* _Required work_:
Reproduce verbatim the lines up to and including the one with "35, interval: 5", starting from the first.

* _Data excerpt_:
■ ■ ■ ■ ■
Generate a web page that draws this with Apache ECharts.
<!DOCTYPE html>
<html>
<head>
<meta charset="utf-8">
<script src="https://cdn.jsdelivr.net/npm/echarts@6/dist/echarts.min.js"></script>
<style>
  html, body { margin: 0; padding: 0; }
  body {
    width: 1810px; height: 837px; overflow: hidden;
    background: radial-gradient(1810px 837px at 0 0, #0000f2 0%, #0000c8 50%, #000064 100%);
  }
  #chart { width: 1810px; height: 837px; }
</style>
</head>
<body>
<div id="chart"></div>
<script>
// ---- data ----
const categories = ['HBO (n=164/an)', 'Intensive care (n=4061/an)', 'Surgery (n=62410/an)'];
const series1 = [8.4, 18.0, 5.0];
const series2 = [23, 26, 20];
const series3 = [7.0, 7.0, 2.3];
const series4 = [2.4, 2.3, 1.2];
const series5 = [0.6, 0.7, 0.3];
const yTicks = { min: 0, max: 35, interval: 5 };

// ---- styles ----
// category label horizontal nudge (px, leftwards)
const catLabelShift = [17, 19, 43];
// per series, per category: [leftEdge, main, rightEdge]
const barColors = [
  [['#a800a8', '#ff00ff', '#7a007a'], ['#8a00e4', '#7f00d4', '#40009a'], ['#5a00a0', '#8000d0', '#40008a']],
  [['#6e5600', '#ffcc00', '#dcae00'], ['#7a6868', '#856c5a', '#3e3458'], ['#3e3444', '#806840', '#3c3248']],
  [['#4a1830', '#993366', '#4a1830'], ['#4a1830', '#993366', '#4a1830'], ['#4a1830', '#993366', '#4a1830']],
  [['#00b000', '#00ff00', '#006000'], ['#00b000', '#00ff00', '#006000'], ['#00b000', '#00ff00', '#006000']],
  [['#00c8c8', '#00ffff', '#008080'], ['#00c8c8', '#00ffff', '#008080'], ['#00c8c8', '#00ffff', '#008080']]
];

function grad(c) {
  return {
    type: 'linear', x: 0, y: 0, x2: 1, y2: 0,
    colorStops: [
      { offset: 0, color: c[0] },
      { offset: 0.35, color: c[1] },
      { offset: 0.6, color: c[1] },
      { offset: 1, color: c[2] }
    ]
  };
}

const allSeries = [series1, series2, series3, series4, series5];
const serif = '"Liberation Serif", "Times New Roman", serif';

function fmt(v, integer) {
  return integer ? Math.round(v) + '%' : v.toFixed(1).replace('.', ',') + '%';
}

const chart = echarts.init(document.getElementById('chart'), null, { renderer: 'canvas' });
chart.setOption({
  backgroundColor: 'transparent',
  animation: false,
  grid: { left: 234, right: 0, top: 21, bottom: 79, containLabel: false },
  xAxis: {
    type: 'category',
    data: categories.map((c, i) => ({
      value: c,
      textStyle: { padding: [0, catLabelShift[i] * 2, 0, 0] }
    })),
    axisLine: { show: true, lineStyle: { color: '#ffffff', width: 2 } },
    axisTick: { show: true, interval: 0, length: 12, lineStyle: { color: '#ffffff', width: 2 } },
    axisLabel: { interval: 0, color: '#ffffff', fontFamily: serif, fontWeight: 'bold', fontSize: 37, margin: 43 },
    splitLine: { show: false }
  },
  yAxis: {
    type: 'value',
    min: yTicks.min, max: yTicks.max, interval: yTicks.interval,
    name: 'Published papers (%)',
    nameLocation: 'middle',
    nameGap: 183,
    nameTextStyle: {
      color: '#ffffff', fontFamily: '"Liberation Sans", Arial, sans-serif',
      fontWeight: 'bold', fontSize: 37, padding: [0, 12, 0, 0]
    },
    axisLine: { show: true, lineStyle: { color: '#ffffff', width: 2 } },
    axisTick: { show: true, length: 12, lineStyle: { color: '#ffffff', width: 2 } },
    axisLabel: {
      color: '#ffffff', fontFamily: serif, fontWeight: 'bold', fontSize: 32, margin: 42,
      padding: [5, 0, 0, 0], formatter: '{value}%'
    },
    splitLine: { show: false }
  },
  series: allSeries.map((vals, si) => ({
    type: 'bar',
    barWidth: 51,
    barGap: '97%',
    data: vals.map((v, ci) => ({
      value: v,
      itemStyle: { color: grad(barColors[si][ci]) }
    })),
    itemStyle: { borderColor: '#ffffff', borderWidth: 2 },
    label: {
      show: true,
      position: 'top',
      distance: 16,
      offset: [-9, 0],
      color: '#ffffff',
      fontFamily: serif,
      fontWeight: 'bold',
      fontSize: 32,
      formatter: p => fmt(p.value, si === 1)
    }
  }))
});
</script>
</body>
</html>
■ ■ ■ ■ ■
* _Full answer_:
Generate a web page that draws this with Apache ECharts.
<!DOCTYPE html>
<html>
<head>
<meta charset="utf-8">
<script src="https://cdn.jsdelivr.net/npm/echarts@6/dist/echarts.min.js"></script>
<style>
  html, body { margin: 0; padding: 0; }
  body {
    width: 1810px; height: 837px; overflow: hidden;
    background: radial-gradient(1810px 837px at 0 0, #0000f2 0%, #0000c8 50%, #000064 100%);
  }
  #chart { width: 1810px; height: 837px; }
</style>
</head>
<body>
<div id="chart"></div>
<script>
// ---- data ----
const categories = ['HBO (n=164/an)', 'Intensive care (n=4061/an)', 'Surgery (n=62410/an)'];
const series1 = [8.4, 18.0, 5.0];
const series2 = [23, 26, 20];
const series3 = [7.0, 7.0, 2.3];
const series4 = [2.4, 2.3, 1.2];
const series5 = [0.6, 0.7, 0.3];
const yTicks = { min: 0, max: 35, interval: 5 };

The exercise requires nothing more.